ABSTRACT

Whatever the merits of these criticisms, and they will be considered in more detail shortly, there is little doubt that the attack on the classical tradition of the 1920s and 1930s had a significant effect on the use of IQ tests and other tests of cognitive ability or aptitude. During the late 1960s and 1970s, IQ tests were phased out or deemphasized in many schools. In 1972 the National Educational Association called for a moratorium on standardized intelligence testing (jensen 1980: 13). Federal judges during the 1970s ruled that even individually administered IQ tests were not to be used in the placement of children in classes for the educationally retarded if the results of that testing were that disproportionate numbers of minorities were placed in those classes. Aptitude tests, whether for jobs or college entry, also fell into some disrepute.
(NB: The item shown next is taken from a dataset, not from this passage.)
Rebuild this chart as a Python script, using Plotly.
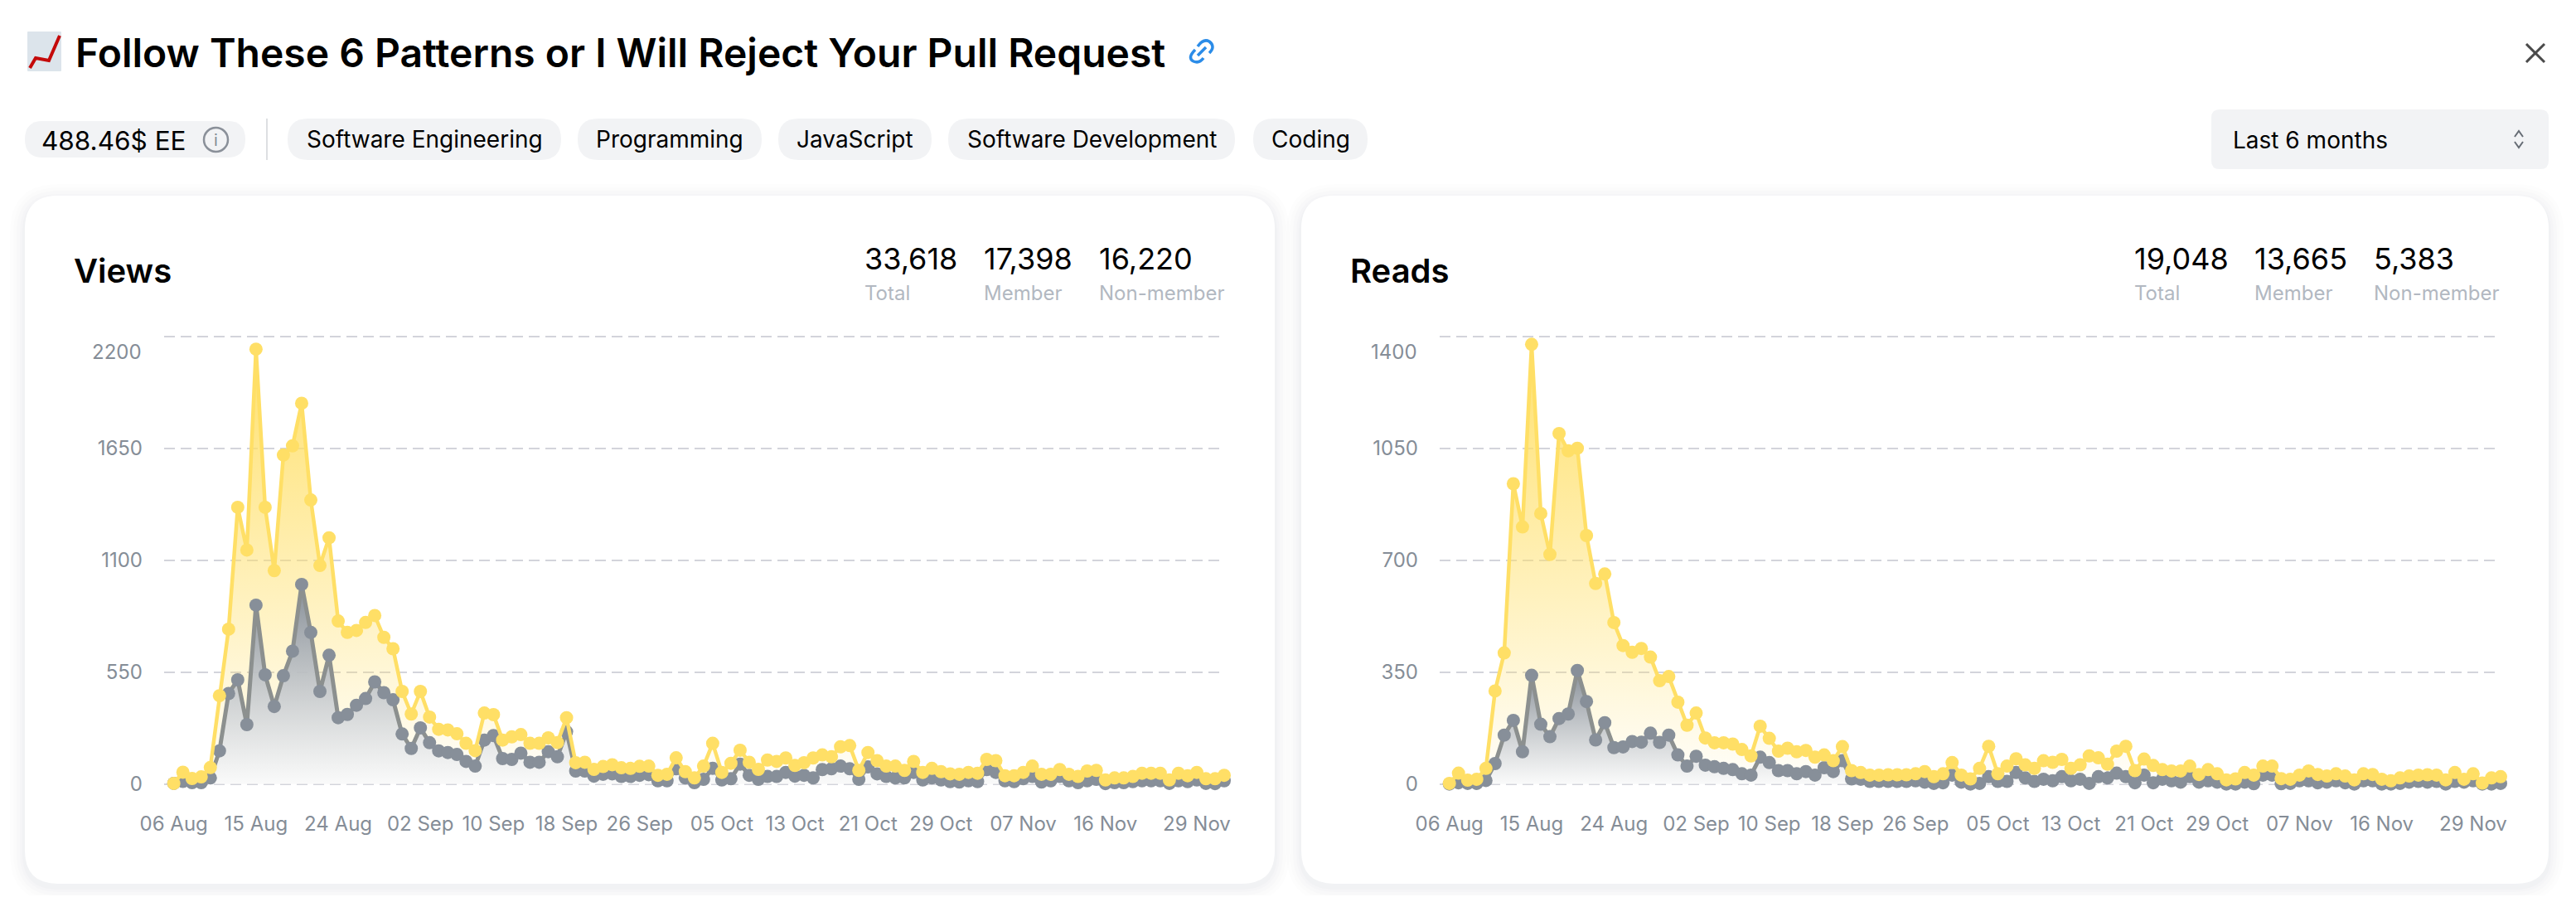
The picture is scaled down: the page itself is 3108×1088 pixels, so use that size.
import plotly.graph_objects as go

W, H = 3108, 1088
# the page keeps its default 8px body margin, so the figure is smaller and everything is moved by that
PAD = 8
FIG_W, FIG_H = W - 2 * PAD, H - 2 * PAD

# views per day, index 0 = 06 Aug
views_total = [3, 58, 27, 35, 81, 434, 761, 1360, 1150, 2137, 1360, 1049, 1617, 1662, 1871, 1396, 1074, 1210, 801, 745,
               755, 794, 828, 721, 665, 455, 344, 455, 329, 269, 266, 247, 200, 164, 349, 341, 216, 232, 243, 200,
               200, 227, 204, 326, 105, 107, 72, 86, 95, 80, 77, 87, 88, 43, 48, 129, 61, 30, 88, 200,
               57, 102, 166, 107, 72, 118, 111, 128, 91, 105, 128, 143, 134, 183, 189, 67, 155, 115, 88, 88,
               67, 111, 57, 77, 61, 50, 48, 57, 53, 121, 115, 41, 41, 57, 88, 48, 48, 71, 48, 37,
               64, 67, 20, 30, 30, 37, 53, 53, 53, 20, 53, 41, 57, 26, 26, 43]
views_member = [3, 13, 7, 7, 30, 163, 445, 512, 292, 879, 537, 381, 532, 653, 981, 745, 455, 633, 326, 342,
                387, 420, 502, 449, 414, 246, 175, 276, 203, 163, 155, 145, 111, 88, 216, 238, 125, 121, 152, 107,
                107, 159, 134, 257, 64, 64, 39, 48, 50, 37, 37, 43, 46, 16, 16, 75, 30, 7, 23, 77,
                20, 26, 98, 43, 23, 37, 37, 57, 39, 43, 30, 71, 75, 88, 75, 23, 84, 50, 37, 30,
                30, 57, 20, 30, 20, 12, 10, 16, 12, 71, 57, 16, 12, 26, 37, 10, 16, 37, 16, 7,
                16, 23, 2, 7, 7, 12, 16, 16, 16, 3, 16, 12, 20, 3, 2, 16]

# reads per day
reads_total = [2, 34, 12, 15, 49, 291, 410, 939, 804, 1375, 846, 718, 1096, 1042, 1050, 777, 627, 657, 505, 433,
               412, 424, 397, 323, 336, 256, 184, 222, 144, 129, 129, 125, 108, 88, 181, 143, 103, 112, 101, 105,
               84, 91, 73, 117, 42, 36, 28, 28, 29, 29, 29, 32, 39, 23, 32, 67, 28, 16, 49, 118,
               32, 56, 79, 60, 49, 73, 68, 77, 49, 60, 88, 82, 62, 103, 118, 42, 78, 58, 45, 41,
               41, 56, 30, 45, 32, 13, 16, 36, 28, 56, 56, 17, 15, 28, 41, 30, 25, 32, 25, 13,
               32, 30, 15, 10, 19, 25, 28, 29, 28, 13, 36, 15, 32, 3, 19, 23]
reads_member = [0, 4, 2, 2, 11, 64, 153, 199, 101, 340, 187, 148, 205, 219, 355, 258, 138, 192, 114, 116,
                133, 131, 159, 130, 153, 91, 56, 87, 59, 54, 49, 45, 32, 28, 84, 67, 42, 42, 32, 39,
                28, 51, 39, 73, 16, 15, 8, 8, 8, 8, 8, 10, 6, 2, 4, 28, 6, 0, 2, 23,
                8, 8, 36, 19, 8, 15, 10, 23, 10, 15, 2, 23, 19, 34, 23, 4, 28, 4, 15, 10,
                6, 23, 6, 10, 6, 0, 0, 6, 1, 28, 28, 1, 2, 10, 10, 4, 6, 10, 4, 0,
                10, 10, 0, 0, 2, 6, 8, 6, 8, 0, 8, 6, 10, 0, 0, 2]

days = list(range(len(views_total)))

# x labels, picked at the same days on both charts
tick_days = [0, 9, 18, 27, 35, 43, 51, 60, 68, 76, 84, 93, 102, 112]
tick_labels = ["06 Aug", "15 Aug", "24 Aug", "02 Sep", "10 Sep", "18 Sep", "26 Sep",
               "05 Oct", "13 Oct", "21 Oct", "29 Oct", "07 Nov", "16 Nov", "29 Nov"]

views_ticks = [0, 550, 1100, 1650, 2200]
reads_ticks = [0, 350, 700, 1050, 1400]

tags = ["Software Engineering", "Programming", "JavaScript", "Software Development", "Coding"]
tag_boxes = [(347, 677), (697, 919), (939, 1124), (1144, 1490), (1512, 1650)]

YELLOW = "#FFDF66"
GRAY = "#878F99"
TICK = "#858D97"
FONT = "Inter"


def px(x, y):
    return (x - PAD) / FIG_W, 1 - (y - PAD) / FIG_H


def rounded(x0, y0, x1, y1, r):
    # rounded rectangle as svg path in paper coords
    pts = [("M", x0 + r, y0), ("L", x1 - r, y0), ("Q", x1, y0, x1, y0 + r), ("L", x1, y1 - r),
           ("Q", x1, y1, x1 - r, y1), ("L", x0 + r, y1), ("Q", x0, y1, x0, y1 - r), ("L", x0, y0 + r),
           ("Q", x0, y0, x0 + r, y0)]
    return path(pts) + " Z"


def path(pts):
    out = []
    for p in pts:
        coords = []
        for i in range(1, len(p), 2):
            a, b = px(p[i], p[i + 1])
            coords.append(f"{a:.5f},{b:.5f}")
        out.append(p[0] + " ".join(coords))
    return " ".join(out)


shapes = []
annotations = []


def box(x0, y0, x1, y1, r, fill, line=None):
    shapes.append(dict(type="path", xref="paper", yref="paper", layer="below", path=rounded(x0, y0, x1, y1, r),
                       fillcolor=fill, line=dict(width=0) if line is None else line))


def stroke(pts, color, width, layer="above"):
    shapes.append(dict(type="path", xref="paper", yref="paper", layer=layer, path=path(pts),
                       line=dict(color=color, width=width)))


def label(text, x, y, size, color="#000000", weight=400, anchor="left"):
    a, b = px(x, y)
    annotations.append(dict(text=text, x=a, y=b, xref="paper", yref="paper", xanchor=anchor, yanchor="middle",
                            showarrow=False, font=dict(family=FONT, size=size, color=color, weight=weight)))


def card(x0, x1):
    # soft shadow first, then the white card
    for grow, alpha in [(18, 0.006), (14, 0.008), (10, 0.010), (6, 0.012), (3, 0.016)]:
        box(x0 - grow, 236 - grow + 4, x1 + grow, 1066 + grow + 4, 40 + grow, f"rgba(30,40,60,{alpha})")
    box(x0, 236, x1, 1066, 40, "#FFFFFF")


# header
box(33, 38, 74, 86, 1, "#DCE4EB")
stroke([("M", 36, 82), ("L", 43, 70), ("L", 59, 73), ("L", 72, 43)], "#C40A0A", 4)
label("Follow These 6 Patterns or I Will Reject Your Pull Request", 89, 63, 48, weight=600)
stroke([("M", 1445, 56), ("Q", 1452, 46, 1459, 50), ("Q", 1467, 56, 1459, 64)], "#2B8CE8", 3.5)
stroke([("M", 1442, 60), ("Q", 1432, 70, 1440, 74), ("Q", 1447, 77, 1452, 70)], "#2B8CE8", 3.5)
stroke([("M", 1445, 67), ("L", 1455, 57)], "#2B8CE8", 3.5)
stroke([("M", 3048, 53), ("L", 3070, 75)], "#4A4A4A", 3)
stroke([("M", 3070, 53), ("L", 3048, 75)], "#4A4A4A", 3)

box(30, 146, 296, 190, 22, "#F2F3F5")
label("488.46$ EE", 48, 169, 31.5)
cx0, cy0 = px(246, 183)
cx1, cy1 = px(275, 154)
shapes.append(dict(type="circle", xref="paper", yref="paper", x0=cx0, x1=cx1, y0=cy0, y1=cy1,
                   line=dict(color="#8A9099", width=2.5)))
label("i", 260.5, 169, 20, TICK, anchor="center")
stroke([("M", 322, 143), ("L", 322, 193)], "#DDDFE2", 2)
for tag, (x0, x1) in zip(tags, tag_boxes):
    box(x0, 143, x1, 193, 25, "#F2F3F5")
    label(tag, (x0 + x1) / 2, 168, 28, anchor="center")

box(2668, 132, 3075, 204, 10, "#F2F3F5")
label("Last 6 months", 2692, 169, 28)
stroke([("M", 3034, 165), ("L", 3039, 158), ("L", 3044, 165)], "#666C74", 2)
stroke([("M", 3034, 171), ("L", 3039, 178), ("L", 3044, 171)], "#666C74", 2)

# cards + their texts
card(30, 1538)
card(1570, 3075)

label("Views", 87, 327, 40, weight=600)
label("Reads", 1627, 327, 40, weight=600)
for x, num, name in [(1041, "33,618", "Total"), (1185, "17,398", "Member"), (1324, "16,220", "Non-member"),
                     (2573, "19,048", "Total"), (2718, "13,665", "Member"), (2862, "5,383", "Non-member")]:
    label(num, x, 312, 36)
    label(name, x, 354, 24, "#B2B8C1")

fig = go.Figure()


def add_chart(total, member, xa, ya):
    # fills go first so lines and dots stay on top of both
    fig.add_trace(go.Scatter(x=days, y=total, mode="none", fill="tozeroy", xaxis=xa, yaxis=ya,
                             fillgradient=dict(type="vertical", start=0, stop=max(total),
                                               colorscale=[[0, "rgba(255,223,102,0.03)"], [1, "rgba(255,223,102,0.95)"]])))
    fig.add_trace(go.Scatter(x=days, y=member, mode="none", fill="tozeroy", xaxis=xa, yaxis=ya,
                             fillgradient=dict(type="vertical", start=0, stop=max(member),
                                               colorscale=[[0, "rgba(248,249,250,0.8)"], [1, "rgba(135,143,153,1)"]])))
    fig.add_trace(go.Scatter(x=days, y=member, mode="lines+markers", xaxis=xa, yaxis=ya, cliponaxis=False,
                             line=dict(color="#8C908F", width=5), marker=dict(color=GRAY, size=16)))
    fig.add_trace(go.Scatter(x=days, y=total, mode="lines+markers", xaxis=xa, yaxis=ya, cliponaxis=False,
                             line=dict(color=YELLOW, width=4.5), marker=dict(color=YELLOW, size=16)))


add_chart(views_total, views_member, "x", "y")
add_chart(reads_total, reads_member, "x2", "y2")


def xaxis(x0, x1, anchor):
    return dict(domain=[px(x0, 0)[0], px(x1, 0)[0]], range=[-1.06, 115], anchor=anchor, tickmode="array",
                tickvals=tick_days, ticktext=tick_labels, showgrid=False, zeroline=False, showline=False, ticks="",
                tickangle=0, ticklabelstandoff=28, tickfont=dict(family=FONT, size=24, color=TICK))


def yaxis(ticks, anchor):
    # 3px of slack at both ends, plotly drops grid lines sitting right on the plot edge.
    # the top label sits lower than its grid line, so it is added on its own below
    slack = 3 * ticks[-1] / 540
    return dict(domain=[px(0, 948.7)[1], px(0, 402.7)[1]], range=[-slack, ticks[-1] + slack], anchor=anchor,
                tickmode="array", tickvals=ticks, ticktext=[str(t) for t in ticks[:-1]] + [""], showgrid=True,
                gridcolor="#D3D4DB", gridwidth=2, griddash="13px,7px", zeroline=False, showline=False, ticks="",
                ticklabelstandoff=25, tickfont=dict(family=FONT, size=24, color=TICK))


label(str(views_ticks[-1]), 173, 424, 24, TICK, anchor="right")
label(str(reads_ticks[-1]), 1712, 424, 24, TICK, anchor="right")

fig.update_layout(
    width=FIG_W, height=FIG_H, margin=dict(l=0, r=0, t=0, b=0, autoexpand=False), showlegend=False,
    paper_bgcolor="#FFFFFF", plot_bgcolor="rgba(0,0,0,0)",
    xaxis=xaxis(198, 1477, "y"), yaxis=yaxis(views_ticks, "x"),
    xaxis2=xaxis(1737, 3017, "y2"), yaxis2=yaxis(reads_ticks, "x2"),
    shapes=shapes, annotations=annotations,
)

fig.write_html("out.html")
On their own initiative, many universities and colleges employed different cut-off scores for students from different ethnic backgrounds, implicitly accepting the criticism that SAT scores systematically understated the real abilities of minority students. Federal judges ruled that tests of aptitude for particular jobs were unconstitutional unless these tests had a manifest relationship to the skills required for the job in question (Griggs versus Duke Power, 1971). Tests measuring specific skills were allowed; tests measuring general aptitudes, despite the fact that many psychologists believed that they were better predictors of job performance, were highly suspect if they produced different mean scores for different groups. Public attitudes toward ability testing and the scientific status of IQ tests had changed dramatically by the mid-1970s.